Retype word for word the first line of the listing and each line after it up to the line with "gr1_re_out = [0.328, 0.2824]", with the pictures taken out.

(Data section)
......
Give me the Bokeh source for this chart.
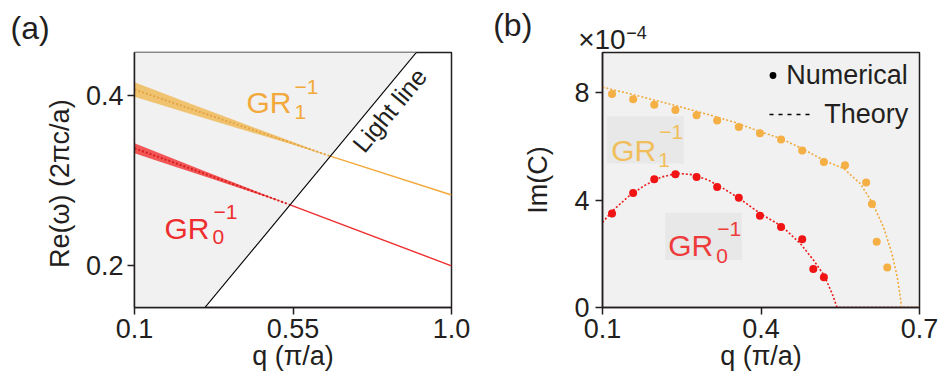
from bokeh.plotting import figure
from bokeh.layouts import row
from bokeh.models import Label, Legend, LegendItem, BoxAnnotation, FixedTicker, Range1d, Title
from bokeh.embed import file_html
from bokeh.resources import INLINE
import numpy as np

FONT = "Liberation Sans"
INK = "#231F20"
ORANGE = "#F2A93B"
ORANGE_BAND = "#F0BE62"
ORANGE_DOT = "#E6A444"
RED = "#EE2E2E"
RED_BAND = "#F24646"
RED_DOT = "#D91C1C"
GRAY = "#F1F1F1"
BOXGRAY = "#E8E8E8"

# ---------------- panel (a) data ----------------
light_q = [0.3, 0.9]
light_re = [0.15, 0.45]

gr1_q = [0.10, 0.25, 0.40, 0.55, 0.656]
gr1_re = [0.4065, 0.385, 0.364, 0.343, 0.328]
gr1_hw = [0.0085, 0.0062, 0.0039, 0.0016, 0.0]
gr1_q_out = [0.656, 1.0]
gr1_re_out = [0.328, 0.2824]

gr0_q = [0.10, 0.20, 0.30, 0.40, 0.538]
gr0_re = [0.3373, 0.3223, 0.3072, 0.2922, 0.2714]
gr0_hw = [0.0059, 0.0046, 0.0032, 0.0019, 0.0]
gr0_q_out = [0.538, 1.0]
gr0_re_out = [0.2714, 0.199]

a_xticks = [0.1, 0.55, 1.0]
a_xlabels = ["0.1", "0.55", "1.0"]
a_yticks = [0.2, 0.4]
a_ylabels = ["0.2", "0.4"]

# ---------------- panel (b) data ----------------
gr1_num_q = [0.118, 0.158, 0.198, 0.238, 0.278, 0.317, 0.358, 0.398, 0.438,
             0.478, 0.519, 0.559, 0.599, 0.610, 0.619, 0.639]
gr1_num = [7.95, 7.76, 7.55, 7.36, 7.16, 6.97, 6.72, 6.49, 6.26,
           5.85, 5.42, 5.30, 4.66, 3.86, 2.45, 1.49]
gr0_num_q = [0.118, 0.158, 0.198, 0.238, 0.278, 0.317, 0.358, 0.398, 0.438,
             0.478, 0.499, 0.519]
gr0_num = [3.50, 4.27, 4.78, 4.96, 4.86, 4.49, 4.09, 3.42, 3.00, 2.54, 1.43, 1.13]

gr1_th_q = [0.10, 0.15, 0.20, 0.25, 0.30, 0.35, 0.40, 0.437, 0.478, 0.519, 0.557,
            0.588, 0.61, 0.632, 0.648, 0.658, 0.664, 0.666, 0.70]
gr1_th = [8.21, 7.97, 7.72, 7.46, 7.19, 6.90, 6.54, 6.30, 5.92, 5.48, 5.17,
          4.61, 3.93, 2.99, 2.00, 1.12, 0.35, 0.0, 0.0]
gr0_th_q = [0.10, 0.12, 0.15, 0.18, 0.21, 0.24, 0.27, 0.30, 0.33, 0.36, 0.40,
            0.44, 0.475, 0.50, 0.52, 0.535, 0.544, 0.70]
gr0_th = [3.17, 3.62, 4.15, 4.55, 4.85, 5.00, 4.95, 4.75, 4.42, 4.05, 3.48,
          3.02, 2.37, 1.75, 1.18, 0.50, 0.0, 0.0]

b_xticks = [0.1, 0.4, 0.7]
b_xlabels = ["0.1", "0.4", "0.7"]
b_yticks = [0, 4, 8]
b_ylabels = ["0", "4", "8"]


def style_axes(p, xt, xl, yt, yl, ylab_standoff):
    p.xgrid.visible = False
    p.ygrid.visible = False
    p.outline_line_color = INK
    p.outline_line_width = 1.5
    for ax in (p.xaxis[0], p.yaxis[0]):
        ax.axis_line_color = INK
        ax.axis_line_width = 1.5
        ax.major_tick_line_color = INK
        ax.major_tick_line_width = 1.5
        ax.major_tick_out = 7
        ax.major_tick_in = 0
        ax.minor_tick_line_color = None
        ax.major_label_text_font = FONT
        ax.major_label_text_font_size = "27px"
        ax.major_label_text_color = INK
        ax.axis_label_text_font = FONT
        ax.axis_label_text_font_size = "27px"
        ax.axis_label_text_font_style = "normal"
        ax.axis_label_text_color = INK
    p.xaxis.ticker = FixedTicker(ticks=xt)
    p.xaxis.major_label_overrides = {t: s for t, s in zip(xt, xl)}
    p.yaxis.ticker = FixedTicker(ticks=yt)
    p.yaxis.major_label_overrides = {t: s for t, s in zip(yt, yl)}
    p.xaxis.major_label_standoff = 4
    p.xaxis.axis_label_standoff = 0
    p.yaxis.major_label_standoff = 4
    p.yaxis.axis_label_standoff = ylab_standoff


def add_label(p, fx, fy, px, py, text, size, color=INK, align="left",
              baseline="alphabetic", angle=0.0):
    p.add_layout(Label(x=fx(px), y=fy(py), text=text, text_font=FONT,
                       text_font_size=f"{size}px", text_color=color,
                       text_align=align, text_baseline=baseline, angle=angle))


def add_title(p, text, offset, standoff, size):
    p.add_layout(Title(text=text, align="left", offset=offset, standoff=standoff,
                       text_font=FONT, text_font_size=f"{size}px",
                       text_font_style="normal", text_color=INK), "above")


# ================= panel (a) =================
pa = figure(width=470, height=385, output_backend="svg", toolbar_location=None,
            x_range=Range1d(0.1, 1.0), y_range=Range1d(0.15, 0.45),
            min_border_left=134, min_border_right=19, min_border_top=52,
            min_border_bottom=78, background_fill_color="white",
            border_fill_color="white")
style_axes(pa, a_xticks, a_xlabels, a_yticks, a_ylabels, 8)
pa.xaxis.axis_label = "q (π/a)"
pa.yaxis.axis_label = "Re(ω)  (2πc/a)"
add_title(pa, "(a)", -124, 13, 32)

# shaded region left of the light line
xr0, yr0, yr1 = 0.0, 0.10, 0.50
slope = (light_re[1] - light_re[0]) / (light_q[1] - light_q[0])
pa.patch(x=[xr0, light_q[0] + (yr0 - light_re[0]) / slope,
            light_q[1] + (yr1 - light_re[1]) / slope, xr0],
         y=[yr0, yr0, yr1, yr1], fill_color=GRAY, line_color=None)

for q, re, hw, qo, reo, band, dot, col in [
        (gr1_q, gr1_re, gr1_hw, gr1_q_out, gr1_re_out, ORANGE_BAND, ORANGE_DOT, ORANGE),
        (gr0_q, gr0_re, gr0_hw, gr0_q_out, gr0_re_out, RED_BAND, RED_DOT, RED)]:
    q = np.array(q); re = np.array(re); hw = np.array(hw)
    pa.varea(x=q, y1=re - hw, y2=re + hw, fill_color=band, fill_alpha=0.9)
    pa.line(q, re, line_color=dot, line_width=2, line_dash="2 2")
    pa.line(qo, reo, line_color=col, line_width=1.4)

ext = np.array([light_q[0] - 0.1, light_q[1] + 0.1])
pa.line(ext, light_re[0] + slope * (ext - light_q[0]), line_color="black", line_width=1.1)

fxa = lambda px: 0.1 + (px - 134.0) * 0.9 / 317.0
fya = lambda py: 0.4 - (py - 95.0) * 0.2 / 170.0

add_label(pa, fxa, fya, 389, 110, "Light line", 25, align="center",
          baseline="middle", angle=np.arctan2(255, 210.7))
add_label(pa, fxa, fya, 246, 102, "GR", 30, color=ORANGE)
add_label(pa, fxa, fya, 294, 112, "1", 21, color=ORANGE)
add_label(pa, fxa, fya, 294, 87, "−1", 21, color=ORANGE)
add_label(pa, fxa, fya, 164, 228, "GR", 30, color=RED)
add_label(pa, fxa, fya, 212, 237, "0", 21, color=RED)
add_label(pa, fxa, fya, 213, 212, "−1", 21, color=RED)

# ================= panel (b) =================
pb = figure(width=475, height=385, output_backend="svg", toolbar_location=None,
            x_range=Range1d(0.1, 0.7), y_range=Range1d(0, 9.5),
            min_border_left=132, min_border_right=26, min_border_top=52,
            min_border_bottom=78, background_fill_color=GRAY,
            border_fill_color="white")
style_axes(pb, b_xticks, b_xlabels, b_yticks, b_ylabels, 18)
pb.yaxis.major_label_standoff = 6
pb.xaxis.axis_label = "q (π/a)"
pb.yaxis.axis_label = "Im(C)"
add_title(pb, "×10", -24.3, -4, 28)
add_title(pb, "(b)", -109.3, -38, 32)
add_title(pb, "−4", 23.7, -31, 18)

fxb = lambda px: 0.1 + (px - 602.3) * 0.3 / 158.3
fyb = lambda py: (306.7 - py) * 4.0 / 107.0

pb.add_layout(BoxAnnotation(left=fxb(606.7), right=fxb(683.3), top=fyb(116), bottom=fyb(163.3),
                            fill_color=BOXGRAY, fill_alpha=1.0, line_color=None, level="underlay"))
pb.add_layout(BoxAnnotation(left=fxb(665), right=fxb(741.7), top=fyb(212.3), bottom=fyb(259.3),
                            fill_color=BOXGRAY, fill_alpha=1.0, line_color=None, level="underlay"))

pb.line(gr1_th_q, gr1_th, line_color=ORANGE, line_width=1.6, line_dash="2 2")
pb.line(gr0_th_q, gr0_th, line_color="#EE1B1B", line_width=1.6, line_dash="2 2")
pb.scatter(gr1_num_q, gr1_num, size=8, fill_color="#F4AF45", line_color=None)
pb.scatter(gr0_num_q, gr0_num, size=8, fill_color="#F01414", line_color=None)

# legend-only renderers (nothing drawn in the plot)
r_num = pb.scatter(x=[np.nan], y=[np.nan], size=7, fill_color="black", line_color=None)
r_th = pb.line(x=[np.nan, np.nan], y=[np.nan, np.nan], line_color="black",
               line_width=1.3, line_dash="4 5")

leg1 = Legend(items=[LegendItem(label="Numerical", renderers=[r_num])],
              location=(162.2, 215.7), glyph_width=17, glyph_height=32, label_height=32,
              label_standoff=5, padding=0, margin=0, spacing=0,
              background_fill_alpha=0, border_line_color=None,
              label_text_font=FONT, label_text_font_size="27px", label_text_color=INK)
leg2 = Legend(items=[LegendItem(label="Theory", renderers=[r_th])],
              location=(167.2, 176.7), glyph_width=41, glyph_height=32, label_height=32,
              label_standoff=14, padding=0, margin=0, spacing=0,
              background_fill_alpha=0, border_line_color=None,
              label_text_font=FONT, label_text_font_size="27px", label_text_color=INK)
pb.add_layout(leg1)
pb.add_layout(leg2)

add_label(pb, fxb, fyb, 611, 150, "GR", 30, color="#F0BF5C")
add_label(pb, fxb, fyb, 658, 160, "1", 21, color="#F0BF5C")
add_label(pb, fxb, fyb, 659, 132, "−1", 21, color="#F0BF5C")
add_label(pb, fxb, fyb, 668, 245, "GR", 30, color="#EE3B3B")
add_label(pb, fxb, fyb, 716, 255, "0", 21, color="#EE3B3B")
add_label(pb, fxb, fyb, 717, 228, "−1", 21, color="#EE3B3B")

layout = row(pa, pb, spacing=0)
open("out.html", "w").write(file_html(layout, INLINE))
......
(Correct answer)
Give me the Bokeh source for this chart.
from bokeh.plotting import figure
from bokeh.layouts import row
from bokeh.models import Label, Legend, LegendItem, BoxAnnotation, FixedTicker, Range1d, Title
from bokeh.embed import file_html
from bokeh.resources import INLINE
import numpy as np

FONT = "Liberation Sans"
INK = "#231F20"
ORANGE = "#F2A93B"
ORANGE_BAND = "#F0BE62"
ORANGE_DOT = "#E6A444"
RED = "#EE2E2E"
RED_BAND = "#F24646"
RED_DOT = "#D91C1C"
GRAY = "#F1F1F1"
BOXGRAY = "#E8E8E8"

# ---------------- panel (a) data ----------------
light_q = [0.3, 0.9]
light_re = [0.15, 0.45]

gr1_q = [0.10, 0.25, 0.40, 0.55, 0.656]
gr1_re = [0.4065, 0.385, 0.364, 0.343, 0.328]
gr1_hw = [0.0085, 0.0062, 0.0039, 0.0016, 0.0]
gr1_q_out = [0.656, 1.0]
gr1_re_out = [0.328, 0.2824]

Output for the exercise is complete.